Eines belegen die beeindruckenden Zahlen ganz sicher: Unter dem Strich hat sich die europäische Mehrwertsteuerangleichung für die Hotellerie als eine fiskalisch und gesamtwirtschaftlich hervorragende Investition des deutschen Gesetzgebers erwiesen!
Und nun kommt die neue schleswig-holsteinische Landesregierung und diffamiert die Mehrwertsteuerregelung als „Steuerbegünstigung, von der nur wenige profitieren" (Finanzministerin Monika Heinold, Grüne). Wirtschaftsminister Reinhard Meyer (SPD) versucht gar obendrein noch ebenso plump wie sachwidrig einen Keil in die Branchensolidarität zu treiben, wenn Spiegel-Online ihn korrekt mit den Worten wiedergegeben hat: „Die großen Hotelketten kommen auch mit dem normalen Steuersatz zurecht.“
Aber so ganz überzeugt vom eigenen Vorstoß scheint das Kieler Kabinett angesichts der Faktenlage dann auch nicht zu sein. Warum sonst sieht der Wirtschaftsminister ausgerechnet den Bund in der Pflicht, für diesen mutwilligen Landesvorstoß kompensatorisch Maßnahmen zur Auflösung des Modernisierungs- und Investitionsstaus zu finanzieren und macht dies zur Bedingung der Bundesratsinitiative? Nach dem Grundgesetz sind die Länder für den Tourismus und seine Fördertatbestände zuständig. Ein solch oberflächlicher Populismus ist zum Heulen!

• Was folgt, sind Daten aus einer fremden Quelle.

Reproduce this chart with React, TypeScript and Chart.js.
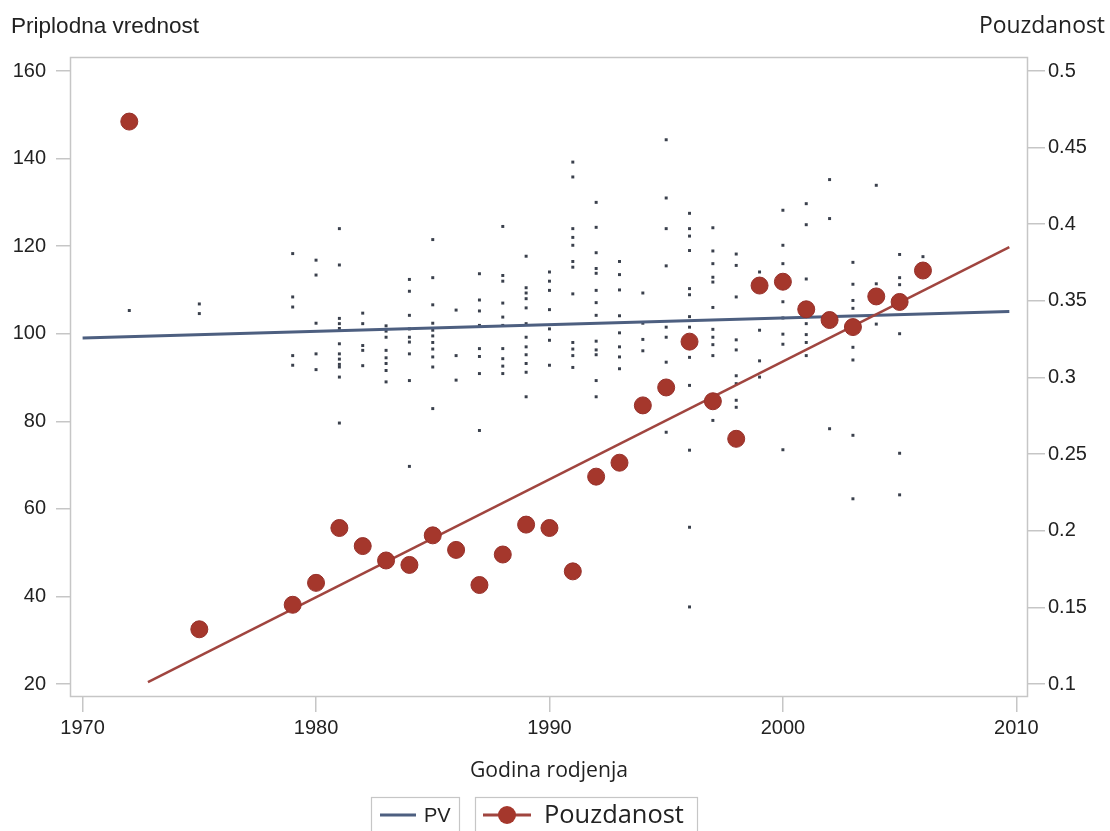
import React, { useEffect, useRef } from 'react';
import { Chart, registerables } from 'chart.js';

Chart.register(...registerables);

// ---------- axis ticks ----------
const xTickValues = [1970, 1980, 1990, 2000, 2010];
const pvTickValues = [20, 40, 60, 80, 100, 120, 140, 160];
const relTickValues = [0.1, 0.15, 0.2, 0.25, 0.3, 0.35, 0.4, 0.45, 0.5];

// ---------- titles / legend ----------
const leftTitle = 'Priplodna vrednost';
const rightTitle = 'Pouzdanost';
const xTitle = 'Godina rodjenja';
const pvLabel = 'PV';
const relLabel = 'Pouzdanost';

// ---------- Pouzdanost (reliability) per birth year ----------
const relYears = [
  1972, 1975, 1979, 1980, 1981, 1982, 1983, 1984, 1985, 1986, 1987, 1988, 1989, 1990,
  1991, 1992, 1993, 1994, 1995, 1996, 1997, 1998, 1999, 2000, 2001, 2002, 2003, 2004,
  2005, 2006,
];
const relValues = [
  0.467, 0.1357, 0.1517, 0.166, 0.2018, 0.19, 0.1806, 0.1777, 0.197, 0.1875, 0.1646,
  0.1845, 0.204, 0.2018, 0.1735, 0.2353, 0.2444, 0.2818, 0.2935, 0.3234, 0.2845, 0.26,
  0.36, 0.3625, 0.3445, 0.3375, 0.3329, 0.3529, 0.3493, 0.3698,
];

// fitted trend lines (end points)
const relFitYears = [1972.8, 2009.7];
const relFitValues = [0.1013, 0.3851];
const pvFitYears = [1970, 2009.7];
const pvFitValues = [99.0, 105.1];

// ---------- individual PV values per birth year ----------
const pvScatterYears = [
  1972, 1975, 1979, 1980, 1981, 1982, 1983, 1984, 1985, 1986, 1987, 1988, 1989, 1990,
  1991, 1992, 1993, 1994, 1995, 1996, 1997, 1998, 1999, 2000, 2001, 2002, 2003, 2004,
  2005, 2006,
];
const pvScatterValues = [
  [105.3],
  [106.8, 104.6],
  [118.3, 108.4, 106.1, 95.0, 92.8],
  [116.8, 113.4, 102.4, 95.4, 91.8],
  [124.0, 115.7, 103.5, 102.3, 101.2, 97.7, 95.4, 94.2, 93.0, 92.4, 90.1, 79.6],
  [104.7, 102.3, 97.3, 96.2, 92.7],
  [101.8, 100.6, 99.2, 96.2, 94.5, 93.2, 91.6, 89.0],
  [112.4, 109.7, 104.2, 101.1, 99.2, 98.1, 95.4, 89.3, 69.7],
  [121.5, 112.8, 106.6, 102.4, 100.8, 99.5, 98.0, 96.5, 94.7, 92.4, 82.9],
  [105.4, 95.0, 89.4],
  [113.7, 107.7, 105.2, 101.9, 96.6, 94.8, 90.9, 77.9],
  [124.5, 113.3, 112.0, 107.0, 103.8, 101.9, 96.6, 94.3, 92.6, 90.9],
  [117.7, 110.5, 109.3, 108.0, 105.9, 102.3, 99.2, 97.0, 95.2, 93.2, 91.2, 85.6],
  [114.1, 112.0, 109.9, 105.5, 101.1, 98.5, 92.8],
  [139.2, 135.8, 124.0, 122.0, 120.2, 116.5, 115.2, 109.1, 98.0, 96.5, 95.0, 92.3],
  [130.0, 124.3, 118.5, 114.9, 113.8, 109.9, 107.1, 104.2, 98.3, 96.3, 95.2, 89.3, 85.6],
  [116.5, 113.5, 110.0, 104.1, 100.2, 97.0, 94.7, 92.0],
  [109.3, 102.4, 98.7, 96.1],
  [144.3, 131.0, 124.0, 115.5, 101.5, 99.2, 93.5, 77.5],
  [127.5, 124.0, 122.3, 119.0, 110.3, 108.9, 103.9, 101.5, 94.6, 88.2, 73.4, 55.8, 37.6],
  [124.2, 118.9, 116.0, 112.9, 111.8, 106.0, 101.0, 99.2, 97.5, 95.0, 80.2],
  [118.2, 115.6, 108.4, 98.6, 96.3, 90.4, 88.6, 84.8, 83.2],
  [114.1, 100.8, 93.8, 90.1],
  [128.2, 120.2, 116.0, 107.3, 103.6, 99.9, 97.6, 73.5],
  [129.7, 124.9, 112.5, 102.3, 99.8, 98.0, 95.0],
  [135.2, 126.3, 78.3],
  [116.3, 111.3, 107.6, 105.8, 96.9, 94.0, 76.8, 62.3],
  [133.9, 111.4, 102.2],
  [118.1, 112.8, 111.2, 100.0, 72.7, 63.2],
  [117.6],
];

// ---------- style constants ----------
const W = 1110;
const H = 831;
const BLUE = '#4d5f80';
const RED_LINE = '#a0453f';
const RED_DOT = '#a5372c';
const DOT_GRAY = '#3a404c';
const FRAME = '#c6c6c6';
const TEXT = '#222222';
const ARIAL = '"Liberation Sans", Arial, sans-serif';
const SEGOE = '"Open Sans", "Noto Sans", sans-serif';

// draw text scaled so that it spans a given width (fonts differ from the original)
function fitText(ctx: CanvasRenderingContext2D, text: string, family: string, width: number, x: number, y: number) {
  ctx.font = `20px ${family}`;
  const w = ctx.measureText(text).width;
  const size = (20 * width) / w;
  ctx.font = `${size.toFixed(2)}px ${family}`;
  ctx.fillText(text, x, y);
}

const decorPlugin = {
  id: 'decor',
  beforeDatasetsDraw(chart: any) {
    const { ctx, chartArea: a } = chart;
    ctx.save();
    ctx.strokeStyle = FRAME;
    ctx.lineWidth = 1.5;
    ctx.strokeRect(a.left + 0.5, a.top + 0.5, a.right - a.left - 1, a.bottom - a.top - 1);
    ctx.restore();
  },
  afterDraw(chart: any) {
    const { ctx, chartArea: a } = chart;
    ctx.save();
    ctx.fillStyle = TEXT;
    ctx.textBaseline = 'alphabetic';
    // axis titles on top
    ctx.textAlign = 'left';
    fitText(ctx, leftTitle, ARIAL, 188, 11, 33);
    ctx.textAlign = 'right';
    fitText(ctx, rightTitle, SEGOE, 126, 1105, 33);
    // x title
    ctx.textAlign = 'center';
    fitText(ctx, xTitle, SEGOE, 158, (a.left + a.right) / 2, 777);

    // legend
    ctx.strokeStyle = FRAME;
    ctx.lineWidth = 1.2;
    ctx.strokeRect(371.5, 797.5, 88, 50);
    ctx.strokeRect(475.5, 797.5, 222, 50);
    ctx.strokeStyle = BLUE;
    ctx.lineWidth = 3;
    ctx.beginPath();
    ctx.moveTo(380, 815);
    ctx.lineTo(416, 815);
    ctx.stroke();
    ctx.fillStyle = TEXT;
    ctx.textAlign = 'left';
    ctx.font = `20px ${ARIAL}`;
    ctx.fillText(pvLabel, 424, 822);

    ctx.strokeStyle = RED_LINE;
    ctx.beginPath();
    ctx.moveTo(483, 815);
    ctx.lineTo(531, 815);
    ctx.stroke();
    ctx.fillStyle = RED_DOT;
    ctx.beginPath();
    ctx.arc(507, 815, 9, 0, Math.PI * 2);
    ctx.fill();
    ctx.fillStyle = TEXT;
    fitText(ctx, relLabel, SEGOE, 140, 544, 823);
    ctx.restore();
  },
};

export default function App() {
  const ref = useRef<HTMLCanvasElement | null>(null);

  useEffect(() => {
    if (!ref.current) return;

    const scatterPoints: { x: number; y: number }[] = [];
    pvScatterYears.forEach((yr, i) => {
      pvScatterValues[i].forEach((v) => scatterPoints.push({ x: yr, y: v }));
    });

    const tickFont = { family: ARIAL, size: 20 };

    const chart = new Chart(ref.current, {
      type: 'scatter',
      data: {
        datasets: [
          {
            label: 'PV data',
            data: scatterPoints,
            yAxisID: 'y',
            pointStyle: 'rect',
            pointRadius: 2.1,
            pointBorderWidth: 0,
            backgroundColor: DOT_GRAY,
            borderColor: DOT_GRAY,
            order: 4,
          },
          {
            label: pvLabel,
            type: 'line',
            data: pvFitYears.map((x, i) => ({ x, y: pvFitValues[i] })),
            yAxisID: 'y',
            borderColor: BLUE,
            borderWidth: 3,
            pointRadius: 0,
            fill: false,
            order: 3,
          },
          {
            label: 'Pouzdanost trend',
            type: 'line',
            data: relFitYears.map((x, i) => ({ x, y: relFitValues[i] })),
            yAxisID: 'y1',
            borderColor: RED_LINE,
            borderWidth: 2.5,
            pointRadius: 0,
            fill: false,
            order: 2,
          },
          {
            label: relLabel,
            data: relYears.map((x, i) => ({ x, y: relValues[i] })),
            yAxisID: 'y1',
            pointStyle: 'circle',
            pointRadius: 8.5,
            backgroundColor: RED_DOT,
            borderColor: '#96302a',
            borderWidth: 1,
            order: 1,
          },
        ],
      },
      options: {
        responsive: false,
        devicePixelRatio: 1,
        animation: false,
        layout: { padding: { top: 57, left: 0, right: 0, bottom: 0 } },
        plugins: {
          legend: { display: false },
          tooltip: { enabled: false },
          title: { display: false },
        },
        scales: {
          x: {
            type: 'linear',
            position: 'bottom',
            min: 1969.46,
            max: 2010.5,
            afterBuildTicks: (s: any) => {
              s.ticks = xTickValues.map((v) => ({ value: v }));
            },
            afterFit: (s: any) => {
              s.height = H - 697;
            },
            grid: {
              drawOnChartArea: false,
              drawTicks: true,
              tickLength: 15,
              color: FRAME,
              lineWidth: 1.5,
            },
            border: { display: false },
            ticks: {
              color: TEXT,
              font: tickFont,
              padding: 4,
              maxRotation: 0,
              callback: (v: any) => String(v),
            },
          },
          y: {
            type: 'linear',
            position: 'left',
            min: 17.03,
            max: 163.2,
            afterBuildTicks: (s: any) => {
              s.ticks = pvTickValues.map((v) => ({ value: v }));
            },
            afterFit: (s: any) => {
              s.width = 70;
            },
            grid: {
              drawOnChartArea: false,
              drawTicks: true,
              tickLength: 14,
              color: FRAME,
              lineWidth: 1.5,
            },
            border: { display: false },
            ticks: {
              color: TEXT,
              font: tickFont,
              padding: 10,
              callback: (v: any) => String(v),
            },
          },
          y1: {
            type: 'linear',
            position: 'right',
            min: 0.09152,
            max: 0.50913,
            afterBuildTicks: (s: any) => {
              s.ticks = relTickValues.map((v) => ({ value: v }));
            },
            afterFit: (s: any) => {
              s.width = W - 1028;
            },
            grid: {
              drawOnChartArea: false,
              drawTicks: true,
              tickLength: 17,
              color: FRAME,
              lineWidth: 1.5,
            },
            border: { display: false },
            ticks: {
              color: TEXT,
              font: tickFont,
              padding: 3,
              callback: (v: any) => String(v),
            },
          },
        },
      },
      plugins: [decorPlugin],
    });

    return () => chart.destroy();
  }, []);

  return (
    <div style={{ position: 'fixed', left: 0, top: 0, width: W, height: H, background: '#ffffff' }}>
      <canvas ref={ref} width={W} height={H} style={{ display: 'block', width: W, height: H }} />
    </div>
  );
}
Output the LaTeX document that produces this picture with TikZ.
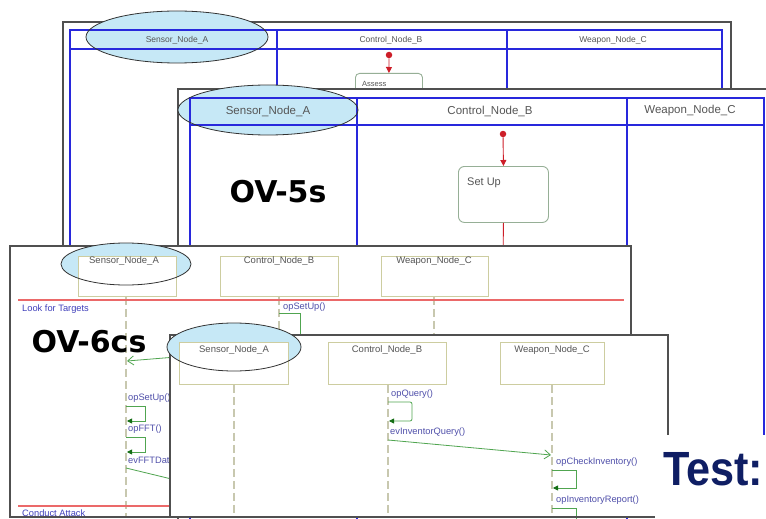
\documentclass[tikz,border=0pt]{standalone}
\usepackage{fontspec}
\setmainfont{Liberation Sans}
\newfontfamily\ovfont{DejaVu Sans}
\usetikzlibrary{arrows.meta,shapes.geometric}

\definecolor{frameGray}{RGB}{80,80,80}
\definecolor{laneBlue}{RGB}{40,40,220}
\definecolor{ovalFill}{RGB}{198,232,246}
\definecolor{boxOlive}{RGB}{205,205,160}
\definecolor{lifeGray}{RGB}{200,200,175}
\definecolor{msgText}{RGB}{80,80,170}
\definecolor{hdrText}{RGB}{85,85,85}
\definecolor{msgGreen}{RGB}{80,165,80}
\definecolor{tipGreen}{RGB}{20,110,20}
\definecolor{flowRed}{RGB}{205,30,40}
\definecolor{sepRed}{RGB}{235,105,105}
\definecolor{stateEdge}{RGB}{150,175,150}
\definecolor{testNavy}{RGB}{15,30,100}

\begin{document}
\begin{tikzpicture}[x=1pt,y=-1pt,
  window/.style={draw=frameGray, line width=1.6pt, fill=white},
  lane/.style={draw=laneBlue, line width=1.2pt},
  ovaledge/.style={draw=black!80, line width=0.8pt},
  hdrA/.style={text=hdrText, inner sep=0pt, font=\fontsize{8.5}{10}\selectfont},
  hdrB/.style={text=hdrText, inner sep=0pt, font=\fontsize{11.5}{13}\selectfont},
  hdrC/.style={text=hdrText, inner sep=0pt, font=\fontsize{9.5}{11}\selectfont},
  msglabel/.style={text=msgText, inner sep=0pt, anchor=west, font=\fontsize{9.3}{11}\selectfont},
  statebox/.style={draw=stateEdge, line width=0.9pt, rounded corners=4pt, fill=white, inner sep=0pt, anchor=north west},
  statelabel/.style={text=hdrText, inner sep=0pt, anchor=west},
  startdot/.style={circle, fill=flowRed, inner sep=0pt, minimum size=6.5pt},
  flow/.style={draw=flowRed, line width=0.9pt, -{Triangle[length=6pt,width=6pt]}},
  flowline/.style={draw=flowRed, line width=0.9pt},
  llbox/.style={draw=boxOlive, line width=0.9pt, fill=white, inner sep=0pt, anchor=north west},
  lifeline/.style={draw=lifeGray, line width=1.2pt, dash pattern=on 8pt off 4pt},
  selfcall/.style={draw=msgGreen, line width=0.8pt, -{Triangle[length=5pt,width=5pt,fill=tipGreen,color=tipGreen]}},
  asyncmsg/.style={draw=msgGreen, line width=0.8pt, -{Straight Barb[length=6pt,width=9pt]}},
  msgline/.style={draw=msgGreen, line width=0.8pt},
  fragline/.style={draw=sepRed, line width=1.2pt},
  ovlabel/.style={inner sep=0pt, font=\ovfont\bfseries\fontsize{30}{32}\selectfont}
]
\useasboundingbox (0,0) rectangle (766,519);
\fill[white] (0,0) rectangle (766,519);

% ---------- activity diagram, first sheet ----------
\draw[window] (63,22) rectangle (731,262);
\fill[ovalFill] (177,37) ellipse [x radius=91, y radius=26];
\draw[lane] (70,262) -- (70,30) -- (722,30) -- (722,262);
\draw[lane] (70,49) -- (722,49);
\draw[lane] (277,30) -- (277,262);
\draw[lane] (507,30) -- (507,262);
\draw[ovaledge] (177,37) ellipse [x radius=91, y radius=26];
\node[hdrA] (a1) at (177,40) {Sensor\_Node\_A};
\node[hdrA] (b1) at (391,40) {Control\_Node\_B};
\node[hdrA] (c1) at (613,40) {Weapon\_Node\_C};
\node[startdot] (start1) at (389,55) {};
\node[statebox, minimum width=67pt, minimum height=30pt] (assess) at (355,73) {};
\node[statelabel, font=\fontsize{7.5}{9}\selectfont] (assessT) at (362,84) {Assess};
\draw[flow] (start1) -- (assess.north);

% ---------- activity diagram, second sheet ----------
\draw[window] (178,89) rectangle (790,540);
\fill[ovalFill] (268,110) ellipse [x radius=90, y radius=25];
\draw[lane] (190,540) -- (190,98) -- (764,98) -- (764,540);
\draw[lane] (190,125) -- (764,125);
\draw[lane] (357,98) -- (357,540);
\draw[lane] (627,98) -- (627,540);
\draw[ovaledge] (268,110) ellipse [x radius=90, y radius=25];
\node[hdrB] (a2) at (268,111) {Sensor\_Node\_A};
\node[hdrB] (b2) at (490,111) {Control\_Node\_B};
\node[hdrB] (c2) at (690,111) {Weapon\_Node\_C};
\node[startdot] (start2) at (503,134) {};
\node[statebox, minimum width=90pt, minimum height=56pt, rounded corners=6pt] (setup) at (458,166) {};
\node[statelabel, font=\fontsize{11}{13}\selectfont] (setupT) at (467,183) {Set Up};
\coordinate (setupOut) at (503,262);
\draw[flow] (start2) -- (setup.north);
\draw[flowline] (setup.south) -- (setupOut);
\node[ovlabel] (ov5) at (278,192) {OV-5s};

% ---------- sequence diagram, first sheet ----------
\draw[window] (10,246) rectangle (631,517);
\fill[ovalFill] (126,264) ellipse [x radius=65, y radius=21];
\node[llbox, minimum width=98pt, minimum height=40pt] (sA3) at (78,256) {};
\node[llbox, minimum width=118pt, minimum height=40pt] (sB3) at (220,256) {};
\node[llbox, minimum width=107pt, minimum height=40pt] (sC3) at (381,256) {};
\draw[ovaledge] (126,264) ellipse [x radius=65, y radius=21];
\node[hdrC] (a3) at (124,261) {Sensor\_Node\_A};
\node[hdrC] (b3) at (279,261) {Control\_Node\_B};
\node[hdrC] (c3) at (434,261) {Weapon\_Node\_C};
\coordinate (lA3) at (126,517);
\coordinate (lB3) at (279,517);
\coordinate (lC3) at (434,517);
\draw[lifeline] (sA3.south -| lA3) -- (lA3);
\draw[lifeline] (sB3.south -| lB3) -- (lB3);
\draw[lifeline] (sC3.south -| lC3) -- (lC3);
\draw[fragline] (18,300) -- (624,300);
\node[msglabel, text=msgText!80!blue] (look) at (22,309) {Look for Targets};
\node[msglabel] (m31) at (283,307) {opSetUp()};
\draw[msgline] (279,313) -- (300,313) -- (300,350);
\node[ovlabel] (ov6) at (89,342) {OV-6cs};
\coordinate (fromB3) at (250,351);
\coordinate (toA3) at (127,361);
\draw[asyncmsg] (fromB3) -- (toA3);
\node[msglabel] (m32) at (128,398) {opSetUp()};
\draw[selfcall] (126,406) -- (145,406) -- (145,421) -- (127,421);
\node[msglabel] (m33) at (128,429) {opFFT()};
\draw[selfcall] (126,437) -- (145,437) -- (145,452) -- (127,452);
\node[msglabel] (m34) at (128,461) {evFFTData()};
\coordinate (evA3) at (126,468);
\coordinate (evB3) at (279,505);
\draw[msgline] (evA3) -- (evB3);
\draw[fragline] (18,506) -- (624,506);
\node[msglabel, text=msgText!80!blue] (attack) at (22,513) {Conduct Attack};
\draw[frameGray, line width=1.6pt] (10,517) -- (631,517);

% ---------- sequence diagram, second sheet ----------
\draw[window] (170,335) rectangle (668,517);
\fill[ovalFill] (234,347) ellipse [x radius=67, y radius=24];
\node[llbox, minimum width=109pt, minimum height=42pt] (sA4) at (179,342) {};
\node[llbox, minimum width=118pt, minimum height=42pt] (sB4) at (328,342) {};
\node[llbox, minimum width=104pt, minimum height=42pt] (sC4) at (500,342) {};
\draw[ovaledge] (234,347) ellipse [x radius=67, y radius=24];
\node[hdrC] (a4) at (234,350) {Sensor\_Node\_A};
\node[hdrC] (b4) at (387,350) {Control\_Node\_B};
\node[hdrC] (c4) at (552,350) {Weapon\_Node\_C};
\coordinate (lA4) at (234,516);
\coordinate (lB4) at (388,516);
\coordinate (lC4) at (552,516);
\draw[lifeline] (sA4.south -| lA4) -- (lA4);
\draw[lifeline] (sB4.south -| lB4) -- (lB4);
\draw[lifeline] (sC4.south -| lC4) -- (lC4);
\node[msglabel] (m41) at (391,394) {opQuery()};
\draw[selfcall, rounded corners=2pt] (388,402) -- (412,402) -- (412,421) -- (389,421);
\node[msglabel] (m42) at (390,432) {evInventorQuery()};
\coordinate (qB4) at (388,440);
\coordinate (qC4) at (551,455);
\draw[asyncmsg] (qB4) -- (qC4);
\node[msglabel] (m43) at (556,462) {opCheckInventory()};
\draw[selfcall] (552,470) -- (576,470) -- (576,488) -- (553,488);
\node[msglabel] (m44) at (556,500) {opInventoryReport()};
\draw[msgline] (552,508) -- (576,508) -- (576,522);
\draw[frameGray, line width=1.6pt] (170,517) -- (668,517);

% ---------- slide title fragment ----------
\fill[white] (655,435) rectangle (770,525);
\node[inner sep=0pt, anchor=base west, text=testNavy, font=\bfseries\fontsize{48}{50}\selectfont] (test) at (663,485) {\scalebox{0.9}[1]{Test:}};
\end{tikzpicture}
\end{document}
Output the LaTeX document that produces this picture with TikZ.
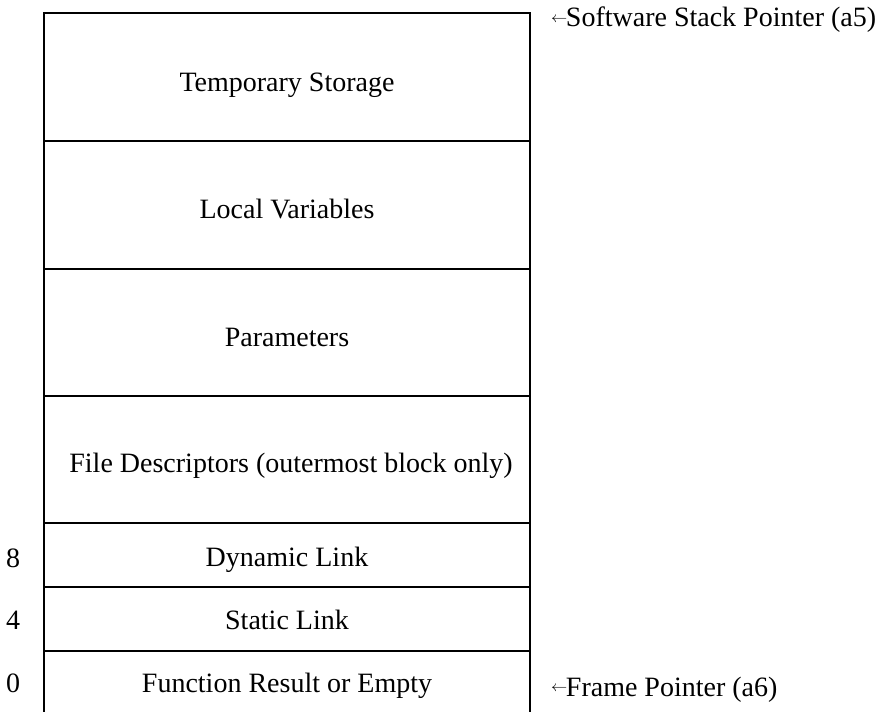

Und grundsätzlich: Der Nachteil der Mehrwertsteuersenkung sei laut Landeswirtschaftsminister, dass „Betriebe nach dem Gießkannen-Prinzip gefördert würden“. Hier wolle das Land zukünftig mit „zielgenauen Maßnahmen“ steuern... Maßen sich die Behörden in Schleswig-Holstein wirklich an, besser als der Markt zu wissen, ob der Hotelier in Flachbildschirme oder Fassadenanstrich, in WLAN oder Whirl-Wanne, in Mitarbeiterweiterbildung oder Neueinstellungen investieren soll?